Space – the final frontier

On Tuesday evening I went to a preview of Martin Firrell’s new installation in The Vaults underneath Waterloo Station. It’s called “It ends here” and it’s inspired by the Planet of the Apes and explores human nature and the possibility of peaceful co-existance with those who are different to us. I went with an open mind but ready to find an ‘installation’ could tell me nothing about things I care about. I was wrong.

The installation is just four rooms. Atmospheric, drenched in soft sound, with smells and vapours, and sparsely lit. Each has just a few words on a wall. It was the power of the spaces that hit me first and has stayed with me. It was the use of space that allowed the economy of expression to work.

Interesting. But what’s it got to to do with leadership and coaching? We know that the nature of a working space sends a message to those who work there. If a leader has an important message to give then choice of venue matters. Creative team work needs a creative space with light, air and colour. Coaching literally and metaphorically needs a safe space. But do we fully know or use what different spaces can generate?

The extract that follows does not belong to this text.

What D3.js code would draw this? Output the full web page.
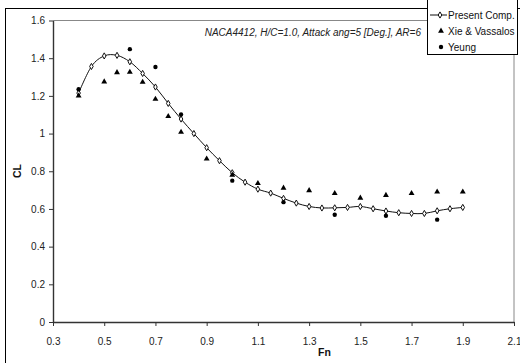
<!DOCTYPE html>
<html>
<head>
<meta charset="utf-8">
<script src="https://cdn.jsdelivr.net/npm/d3@7"></script>
<style>
  html, body { margin: 0; padding: 0; background: #fff; }
  svg { display: block; }
  svg text { font-family: "Liberation Sans", Arial, sans-serif; }
</style>
</head>
<body>
<svg id="chart" width="520" height="363"></svg>
<script>
// ---- data ----
const presentFn = [0.40, 0.45, 0.50, 0.55, 0.60, 0.65, 0.70, 0.75, 0.80, 0.85, 0.90, 0.95, 1.00, 1.05, 1.10, 1.15,
                   1.20, 1.25, 1.30, 1.35, 1.40, 1.45, 1.50, 1.55, 1.60, 1.65, 1.70, 1.75, 1.80, 1.85, 1.90];
const presentCL = [1.215, 1.356, 1.412, 1.415, 1.381, 1.319, 1.247, 1.160, 1.077, 1.000, 0.925, 0.856, 0.792, 0.742, 0.705, 0.684,
                   0.656, 0.631, 0.613, 0.605, 0.606, 0.608, 0.613, 0.601, 0.589, 0.580, 0.576, 0.576, 0.590, 0.601, 0.608];
const xieFn = [0.40, 0.50, 0.55, 0.60, 0.65, 0.70, 0.75, 0.80, 0.90, 1.00, 1.10, 1.20, 1.30, 1.40, 1.50, 1.60, 1.70, 1.80, 1.90];
const xieCL = [1.200, 1.275, 1.324, 1.326, 1.273, 1.183, 1.091, 1.008, 0.866, 0.780, 0.736, 0.711, 0.698, 0.683, 0.658, 0.673, 0.683, 0.691, 0.691];
const yeungFn = [0.40, 0.60, 0.70, 0.80, 1.00, 1.20, 1.40, 1.60, 1.80];
const yeungCL = [1.235, 1.448, 1.353, 1.101, 0.750, 0.636, 0.569, 0.564, 0.543];
const xTicks = [0.3, 0.5, 0.7, 0.9, 1.1, 1.3, 1.5, 1.7, 1.9, 2.1];
const yTicks = [0, 0.2, 0.4, 0.6, 0.8, 1.0, 1.2, 1.4, 1.6];
const seriesNames = ["Present Comp.", "Xie & Vassalos", "Yeung"];
const annotation = "NACA4412, H/C=1.0, Attack ang=5 [Deg.], AR=6";

// ---- layout ----
const FONT = "'Liberation Sans', Arial, sans-serif";
const svg = d3.select("#chart");
const L = 53, R = 514, T = 20.5, B = 322;
const x = d3.scaleLinear().domain([0.3, 2.1]).range([L, R]);
const y = d3.scaleLinear().domain([0, 1.6]).range([B, T]);

// outer chart frame
svg.append("rect").attr("x", 5.5).attr("y", 8.5).attr("width", 530).attr("height", 370)
  .attr("fill", "#fff").attr("stroke", "#000").attr("stroke-width", 1);

// plot area border (top/right gray)
svg.append("path")
  .attr("d", `M${L},${T}H${R}V${B}`)
  .attr("fill", "none").attr("stroke", "#888").attr("stroke-width", 1);

// axes
const xAxis = svg.append("g").attr("transform", `translate(0,${B})`)
  .call(d3.axisBottom(x).tickValues(xTicks).tickFormat(d3.format(".1f")).tickSizeInner(4).tickSizeOuter(0).tickPadding(12));
const yAxis = svg.append("g").attr("transform", `translate(${L},0)`)
  .call(d3.axisLeft(y).tickValues(yTicks).tickFormat(d => d === 0 ? "0" : (d === 1 ? "1" : d3.format(".1f")(d))).tickSizeInner(4).tickSizeOuter(0).tickPadding(4));
[xAxis, yAxis].forEach(g => {
  g.attr("font-family", FONT);
  g.select(".domain").attr("stroke", "#333").attr("stroke-width", 1.4);
  g.selectAll(".tick line").attr("stroke", "#333").attr("stroke-width", 1);
  g.selectAll(".tick text").attr("fill", "#222").attr("font-size", 10).attr("font-family", FONT);
});

// axis titles
svg.append("text").attr("x", 324.5).attr("y", 356).attr("text-anchor", "middle").attr("font-family", FONT)
  .attr("font-size", 10.5).attr("font-weight", "bold").attr("fill", "#111").text("Fn");
svg.append("text").attr("transform", "translate(21,171) rotate(-90)").attr("text-anchor", "middle").attr("font-family", FONT)
  .attr("font-size", 10.5).attr("font-weight", "bold").attr("fill", "#111").text("CL");

// annotation
svg.append("text").attr("x", 421).attr("y", 36).attr("text-anchor", "end").attr("font-family", FONT)
  .attr("font-size", 10).attr("font-style", "italic").attr("fill", "#222").text(annotation);

// present comp. line
const present = presentFn.map((f, i) => ({ f, c: presentCL[i] }));
const line = d3.line().x(d => x(d.f)).y(d => y(d.c)).curve(d3.curveCardinal.tension(0));
svg.append("path").datum(present).attr("d", line)
  .attr("fill", "none").attr("stroke", "#111").attr("stroke-width", 1);

const diamond = d3.symbol().type(d3.symbolDiamond).size(11);
const tri = d3.symbol().type(d3.symbolTriangle).size(15);
const circ = d3.symbol().type(d3.symbolCircle).size(15);

svg.append("g").selectAll("path").data(present).join("path")
  .attr("transform", d => `translate(${x(d.f)},${y(d.c)})`)
  .attr("d", diamond).attr("fill", "#fff").attr("stroke", "#111").attr("stroke-width", 1);

svg.append("g").selectAll("path").data(xieFn.map((f, i) => ({ f, c: xieCL[i] }))).join("path")
  .attr("transform", d => `translate(${x(d.f)},${y(d.c)})`)
  .attr("d", tri).attr("fill", "#000");

svg.append("g").selectAll("path").data(yeungFn.map((f, i) => ({ f, c: yeungCL[i] }))).join("path")
  .attr("transform", d => `translate(${x(d.f)},${y(d.c)})`)
  .attr("d", circ).attr("fill", "#000");

// legend
const lg = svg.append("g");
lg.append("rect").attr("x", 427.5).attr("y", -1).attr("width", 90).attr("height", 55.5)
  .attr("fill", "#fff").attr("stroke", "#000").attr("stroke-width", 1);
const rowsY = [15, 31, 47];
lg.append("line").attr("x1", 430).attr("x2", 447).attr("y1", rowsY[0]).attr("y2", rowsY[0])
  .attr("stroke", "#111").attr("stroke-width", 1);
lg.append("path").attr("transform", `translate(440,${rowsY[0]})`).attr("d", diamond)
  .attr("fill", "#fff").attr("stroke", "#111");
lg.append("path").attr("transform", `translate(441,${rowsY[1]})`).attr("d", tri).attr("fill", "#000");
lg.append("path").attr("transform", `translate(441,${rowsY[2]})`).attr("d", circ).attr("fill", "#000");
lg.selectAll("text.lt").data(seriesNames).join("text").attr("class", "lt").attr("font-family", FONT)
  .attr("x", 448).attr("y", (d, i) => rowsY[i] + 4).attr("font-size", 10).attr("fill", "#111").text(d => d);
</script>
</body>
</html>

Think about what is happening when a leader gets others to enage fully with a compelling vision, or when coaching provokes change. It’s not only the words, the insights, the actions that people take away, it’s also the felt sense of possibility – generated in the moment, in that space.

Martin’s third room was the Brutality Room. Unlit apart from pencil lights that some of us carried. A towering arched roof, dank brick- work, squelching underfoot along a tunnel. It felt brutal. And it gave onto the fourth room – small and gently lit with three words in gold lettering on the facing wall: “Resistance is Grace”. Tight, sofly provocative and cathartic. Wonderful.

So what space might evoke your leadership message? How few words would you need if you got the space right?

And if you see me coaching in an igloo, an art gallery or a tree- house, you’ll know why.